There’s a moment in every inward journey where the outer noise quietens just enough for you to hear what’s actually happening beneath the surface.

Sometimes that moment arrives through choice… and sometimes it arrives disguised as disruption.

This past season has asked me to pause in ways I didn’t expect.

Illness moved through our home, plans unravelled, and anything that relied on structure became fluid.

From the outside, it looked chaotic.

Inside, it felt like something deeper was trying to reorganise itself.

As the days stretched and folded around recovery, something softened.

Not because everything was easy — it wasn’t.

But because slowing down gave me the chance to see the patterns I had been operating from:

the urgency, the emotional bracing, the quiet feeling that I had to hold everything together.

When life takes away your ability to keep moving at your usual pace, it’s rarely a punishment.

More often, it’s an invitation.

A doorway.

A moment to recalibrate your inner landscape.

I began to notice the parts of myself that were still carrying tension from old stories — the need to be “enough,” the instinct to manage everything perfectly, the pressure to respond to life faster than my nervous system could keep up.

And yet… the more I softened, the more space I felt.

The more I allowed myself to see the truth of what was unfolding, the more coherence returned.

I watched the same process happen in my children.

Their big feelings weren’t misbehaviour — they were the body’s attempt to make sense of a moment that felt unfair, unexpected, or confusing.

Once I could meet them from my own clarity, they softened too.

Their system borrowed my steadiness, as children naturally do.

Through all of this, the plants stayed close.

The Earth element held my body.

Water helped me release the emotional residue.

Fire brought momentum back in tiny sparks.

Air brought understanding.

And Ether — through Stillpoint — gave me the quiet spaciousness to integrate all of it.

Stillpoint especially felt like a gentle companion during this phase.

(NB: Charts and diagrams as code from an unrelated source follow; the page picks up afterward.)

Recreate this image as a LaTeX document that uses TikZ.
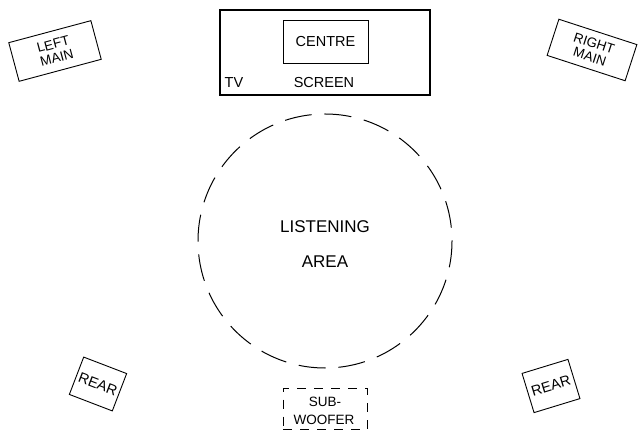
\documentclass[tikz,border=0pt]{standalone}
\usepackage{fontspec}
\setmainfont{Liberation Sans}
\begin{document}
\begin{tikzpicture}[x=1pt,y=1pt,
  spk/.style={draw, line width=0.9pt, inner sep=0pt, align=center, font=\fontsize{13.5}{14}\selectfont},
  lbl/.style={inner sep=0pt, font=\fontsize{14.5}{16}\selectfont},
  big/.style={inner sep=0pt, font=\fontsize{17}{18}\selectfont}]
\useasboundingbox (0,0) rectangle (639,431);
% TV screen
\node[draw, line width=1.1pt, minimum width=210pt, minimum height=85pt, inner sep=0pt] (tv) at (325,378.5) {};
\node[draw, line width=0.9pt, minimum width=85pt, minimum height=43pt, lbl] (centre) at (325.5,389.5) {CENTRE};
\node[lbl] (tvl) at (234,348) {TV};
\node[lbl] (screen) at (324,348) {SCREEN};
% mains
\node[spk, minimum width=85pt, minimum height=40pt, rotate=15] (lmain) at (55,380) {LEFT\\MAIN};
\node[spk, minimum width=82pt, minimum height=38pt, rotate=-18] (rmain) at (592,381) {RIGHT\\MAIN};
% rears
\node[spk, minimum width=46pt, minimum height=40pt, rotate=-21, font=\fontsize{14.5}{15}\selectfont] (lrear) at (98,47) {REAR};
\node[spk, minimum width=48pt, minimum height=41pt, rotate=17, font=\fontsize{14.5}{15}\selectfont] (rrear) at (551,45) {REAR};
% listening area
\coordinate (c) at (325,190);
\draw[line width=1pt, dash pattern=on 27pt off 12.9pt, dash phase=-13.5pt] (325,317) arc[start angle=90, end angle=450, radius=127pt];
\node[big] (listen) at (325,204) {LISTENING};
\node[big] (area) at (325,169) {AREA};
% subwoofer
\node[draw, line width=0.9pt, dash pattern=on 9pt off 8pt, minimum width=84pt, minimum height=41.5pt, inner sep=0pt] (sub) at (325,22.25) {};
\node[inner sep=0pt, font=\fontsize{13.5}{14}\selectfont] (subt) at (325,29) {SUB-};
\node[inner sep=0pt, font=\fontsize{13.5}{14}\selectfont] (woof) at (324,11) {WOOFER};
\end{tikzpicture}
\end{document}
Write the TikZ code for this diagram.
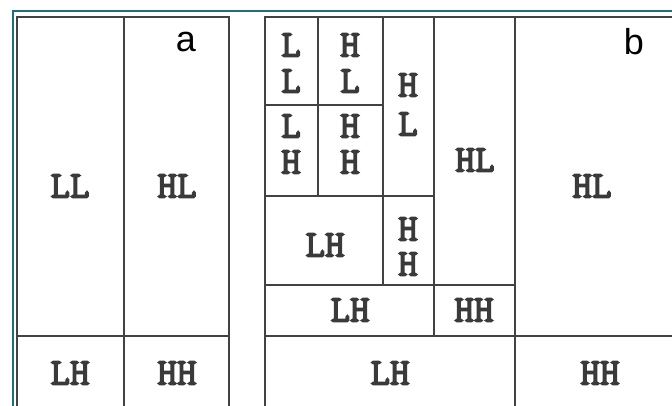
\documentclass[tikz,border=0pt]{standalone}
\usepackage{fontspec}
\setmainfont{Liberation Sans}
\newfontfamily\bandfont{Latin Modern Mono}[FakeBold=4]
\definecolor{gridline}{HTML}{424242}
\definecolor{labelgray}{HTML}{3A3A3A}
\definecolor{frameteal}{HTML}{1C6E80}
\tikzset{
  band/.style={font=\bandfont\fontsize{38}{38}\selectfont, text=labelgray, inner sep=0pt, anchor=center},
  panel/.style={font=\fontsize{36}{36}\selectfont, text=black, inner sep=0pt},
  gl/.style={draw=gridline, line width=2.7pt, line cap=rect}
}
\begin{document}
\begin{tikzpicture}[x=1pt,y=-1pt]
\useasboundingbox (0,0) rectangle (672,405);
\fill[white] (0,0) rectangle (672,405);
% teal frame
\draw[frameteal, line width=2pt] (13,410) -- (13,11) -- (675,11);
% panel a
\draw[gl] (17,410) -- (17,17) -- (229,17) -- (229,410);
\draw[gl] (124,17) -- (124,410);
\draw[gl] (17,336) -- (229,336);
% panel b
\draw[gl] (265,410) -- (265,17) -- (680,17);
\draw[gl] (515,17) -- (515,410);
\draw[gl] (265,336) -- (680,336);
\draw[gl] (265,285) -- (515,285);
\draw[gl] (434,17) -- (434,336);
\draw[gl] (265,196) -- (434,196);
\draw[gl] (383,17) -- (383,285);
\draw[gl] (265,105) -- (383,105);
\draw[gl] (318,17) -- (318,196);
% panel letters
\node[panel] (pa) at (186,42) {a};
\node[panel] (pb) at (634,42) {b};
% panel a labels
\node[band] (aLL) at (70,186) {LL};
\node[band] (aHL) at (177,186) {HL};
\node[band] (aLH) at (70,373) {LH};
\node[band] (aHH) at (177,373) {HH};
% panel b labels, level 3
\node[band] (l1) at (291,45) {L};
\node[band] (l2) at (291,81) {L};
\node[band] (h1) at (350,45) {H};
\node[band] (h2) at (350,81) {L};
\node[band] (l3) at (291,126) {L};
\node[band] (l4) at (291,162) {H};
\node[band] (h3) at (350,126) {H};
\node[band] (h4) at (350,162) {H};
% level 2 partial
\node[band] (hl1) at (408,85) {H};
\node[band] (hl2) at (408,124) {L};
\node[band] (hh1) at (408,229) {H};
\node[band] (hh2) at (408,264) {H};
\node[band] (lh3) at (325,245) {LH};
% level 2
\node[band] (hl3) at (475,160) {HL};
\node[band] (lh2) at (350,310) {LH};
\node[band] (hh3) at (474,310) {HH};
% level 1
\node[band] (hl4) at (592,186) {HL};
\node[band] (lh1) at (390,373) {LH};
\node[band] (hh4) at (600,373) {HH};
\end{tikzpicture}
\end{document}
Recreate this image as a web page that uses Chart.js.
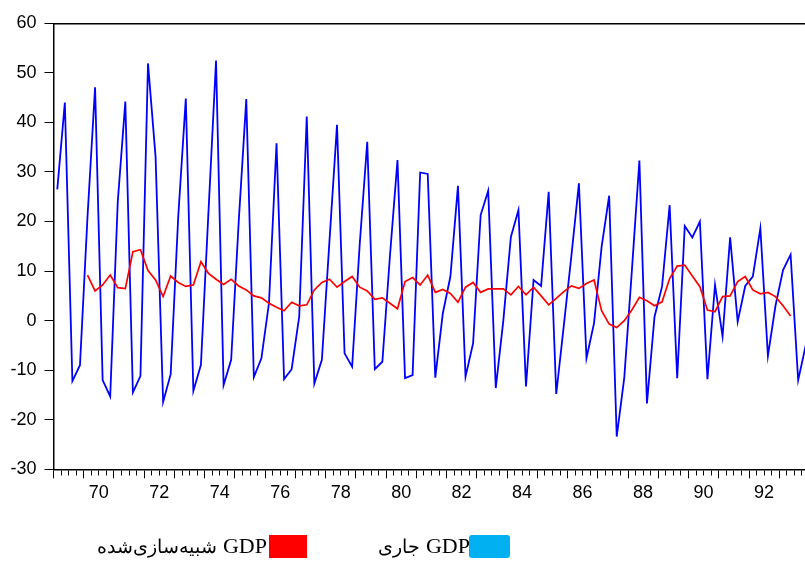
<!DOCTYPE html>
<html lang="fa">
<head>
    <meta charset="UTF-8">
    <title>GDP جاری و شبیه‌سازی‌شده</title>
    <script src="https://cdn.jsdelivr.net/npm/chart.js"></script>
    <style>
        /* فونت فارسی محلی کمی کوچک‌تر، تا پهنای متن مثل تصویر اصلی شود */
        @font-face {
            font-family: 'PersianLocal';
            src: local('DejaVu Sans');
            unicode-range: U+0600-06FF, U+200C-200D, U+FB50-FDFF, U+FE70-FEFF;
            size-adjust: 88%;
        }
        html, body {
            margin: 0;
            padding: 0;
            width: 805px;
            height: 561px;
            overflow: hidden;
            background: #ffffff;
        }
        .chart-box {
            position: absolute;
            left: 0;
            top: 0;
            width: 815px;   /* the plot runs a little past the right edge, as in the original */
            height: 515px;
        }
        .legend {
            position: absolute;
            left: 0;
            top: 0;
            width: 805px;
            height: 561px;
            font-family: 'Liberation Serif', 'PersianLocal', 'Times New Roman', serif;
            font-size: 22px;
            color: #000;
        }
        .legend .swatch {
            position: absolute;
            top: 535px;
            height: 23px;
        }
        .legend .label {
            position: absolute;
            top: 535px;
            line-height: 1;
            direction: rtl;
            white-space: nowrap;
        }
    </style>
</head>
<body>
    <div class="chart-box">
        <canvas id="gdpChart" width="815" height="515"></canvas>
    </div>
    <div class="legend" id="legend"></div>

    <script>
        // فصل‌ها: 69Q1 تا 93Q4
        const firstYear = 69;
        const yearCount = 25;
        const periods = [];
        for (let y = firstYear; y < firstYear + yearCount; y++) {
            for (let q = 1; q <= 4; q++) periods.push(y + 'Q' + q);
        }

        // GDP جاری (آبی)
        const gdpActual = [
            26.5, 44.0, -12.2, -9.0,   21.0, 47.1, -12.0, -15.3,
            24.0, 44.2, -14.5, -11.2,  51.9, 33.1, -16.4, -10.8,
            21.0, 44.8, -14.2, -8.9,   22.0, 52.5, -13.0, -7.9,
            20.0, 44.7, -11.4, -7.6,   3.5, 35.8, -11.8, -9.8,
            0.8, 41.2, -12.7, -7.9,    16.0, 39.5, -6.6, -9.3,
            15.3, 36.1, -9.8, -8.3,    13.0, 32.4, -11.6, -11.0,
            29.9, 29.6, -11.5, 1.5,    8.9, 27.2, -11.3, -4.6,
            21.3, 26.2, -13.6, 0.0,    16.9, 22.3, -13.3, 8.2,
            7.0, 26.0, -14.8, -1.0,    13.0, 27.7, -7.6, -0.5,
            14.9, 25.2, -23.4, -11.5,  10.0, 32.3, -16.7, 0.8,
            6.9, 23.3, -11.6, 19.1,    16.8, 20.0, -11.8, 7.2,
            -3.2, 16.8, -0.2, 7.0,     8.9, 18.6, -7.1, 3.0,
            10.2, 13.3, -12.0, -5.0
        ];

        // GDP شبیه‌سازی‌شده (قرمز) — از 70Q1 تا 93Q2
        const gdpSimulated = [
            null, null, null, null,
            9.2, 6.0, 7.2, 9.2,     6.65, 6.45, 13.9, 14.3,
            10.1, 8.2, 4.85, 9.0,   7.7, 6.9, 7.2, 11.9,
            9.55, 8.35, 7.3, 8.35,  7.0, 6.2, 5.0, 4.6,
            3.5, 2.7, 2.0, 3.7,     3.0, 3.2, 6.2, 7.7,
            8.35, 6.75, 7.9, 8.9,   6.75, 6.0, 4.3, 4.6,
            3.5, 2.4, 7.9, 8.7,     7.2, 9.2, 5.7, 6.3,
            5.5, 3.7, 6.75, 7.7,    5.7, 6.4, 6.4, 6.4,
            5.2, 6.9, 5.2, 6.75,    5.0, 3.2, 4.5, 5.85,
            7.0, 6.5, 7.5, 8.2,     2.0, -0.7, -1.4, 0.0,
            2.15, 4.7, 4.0, 3.0,    3.8, 8.5, 11.0, 11.2,
            9.0, 6.85, 2.15, 1.8,   4.85, 5.0, 7.9, 8.9,
            6.2, 5.4, 5.7, 4.85,    3.0, 0.95,
            null, null
        ];

        const xTickLabels = ['70', '72', '74', '76', '78', '80', '82', '84', '86', '88', '90', '92'];
        const yTickValues = [-30, -20, -10, 0, 10, 20, 30, 40, 50, 60];
        const seriesNames = ['GDP جاری', 'GDP شبیه‌سازی‌شده'];

        // موقعیت هر فصل روی محور: وسط بازه‌ی همان فصل
        function periodToX(p) {
            const parts = p.split('Q');
            return Number(parts[0]) + (Number(parts[1]) - 0.5) / 4;
        }

        const tickFont = { family: "'Liberation Sans', Arial, sans-serif", size: 18 };
        const axisColor = '#000000';

        const ctx = document.getElementById('gdpChart').getContext('2d');
        const gdpChart = new Chart(ctx, {
            type: 'line',
            data: {
                datasets: [
                    {
                        label: seriesNames[0],
                        data: periods.map((p, i) => ({ x: periodToX(p), y: gdpActual[i] })),
                        borderColor: '#0000ff',
                        borderWidth: 1.8,
                        pointRadius: 0,
                        tension: 0,
                        order: 2
                    },
                    {
                        label: seriesNames[1],
                        data: periods.map((p, i) => ({ x: periodToX(p), y: gdpSimulated[i] })),
                        borderColor: '#ff0000',
                        borderWidth: 1.7,
                        pointRadius: 0,
                        tension: 0,
                        spanGaps: false,
                        order: 1
                    }
                ]
            },
            options: {
                responsive: false,
                animation: false,
                layout: { padding: { top: 23.3, right: 5.5, left: 0, bottom: 0 } },
                plugins: {
                    legend: { display: false },
                    tooltip: { enabled: false }
                },
                scales: {
                    x: {
                        type: 'linear',
                        position: 'bottom',
                        min: firstYear,
                        max: firstYear + yearCount,
                        afterBuildTicks: (scale) => {
                            const ticks = [];
                            for (let v = firstYear; v <= firstYear + yearCount; v += 0.25) ticks.push({ value: v });
                            scale.ticks = ticks;
                        },
                        afterFit: (scale) => { scale.height = 45.7; },
                        ticks: {
                            autoSkip: false,
                            maxRotation: 0,
                            labelOffset: 15,   // نیم‌سال: برچسب وسط سال
                            padding: 4,
                            color: '#000',
                            font: tickFont,
                            callback: (value) => xTickLabels.includes(String(value)) ? String(value) : ''
                        },
                        grid: {
                            drawOnChartArea: false,
                            tickLength: 9,
                            tickColor: axisColor,
                            tickWidth: 1,
                            // تیک‌های فصلی کوتاه‌تر از تیک‌های سالانه
                            tickBorderDash: (c) => (c.tick && Number.isInteger(c.tick.value)) ? [] : [5, 40]
                        },
                        border: { color: axisColor, width: 1.5 }
                    },
                    xTop: {
                        type: 'linear',
                        position: 'top',
                        afterFit: (scale) => { scale.height = 0; },
                        ticks: { display: false },
                        grid: { drawOnChartArea: false, drawTicks: false },
                        border: { color: axisColor, width: 1.5 }
                    },
                    y: {
                        min: -30,
                        max: 60,
                        afterBuildTicks: (scale) => {
                            scale.ticks = yTickValues.map(v => ({ value: v }));
                        },
                        afterFit: (scale) => { scale.width = 53.5; },
                        ticks: {
                            padding: 8,
                            color: '#000',
                            font: tickFont
                        },
                        grid: {
                            drawOnChartArea: false,
                            tickLength: 9,
                            tickColor: axisColor
                        },
                        border: { color: axisColor, width: 1.5 }
                    }
                }
            }
        });

        // راهنما (مثل تصویر اصلی: متن سمت چپ مربع رنگی)
        const legendItems = [
            { name: seriesNames[1], color: '#ff0000', boxLeft: 269, boxWidth: 38, textRight: 267, radius: 0 },
            { name: seriesNames[0], color: '#00b0f0', boxLeft: 469, boxWidth: 41, textRight: 470, radius: 3 }
        ];
        const legend = document.getElementById('legend');
        legendItems.forEach(item => {
            const label = document.createElement('span');
            label.className = 'label';
            label.textContent = item.name;
            label.style.right = (805 - item.textRight) + 'px';
            legend.appendChild(label);

            const box = document.createElement('span');
            box.className = 'swatch';
            box.style.left = item.boxLeft + 'px';
            box.style.width = item.boxWidth + 'px';
            box.style.background = item.color;
            box.style.borderRadius = item.radius + 'px';
            legend.appendChild(box);
        });
    </script>
</body>
</html>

Not because it fixed anything, but because it reminded me of the space that already existed inside me.

A space I had worked hard to uncover.

This season was not comfortable.

But it was necessary.

And in its wake, I feel clearer, steadier, more honest with myself, and more connected to the work I’m here to create.

Returning to centre is rarely linear.

It’s a series of expanding and contracting moments — the inner tides of a life that is learning to move with more trust.

But every time we return, we return as someone slightly new.

If you are unwinding your own season of recalibration, I hope you meet yourself softly.

There is no rush.

There is no race.

Just the gradual remembering of who you are beneath everything that pulls you outward.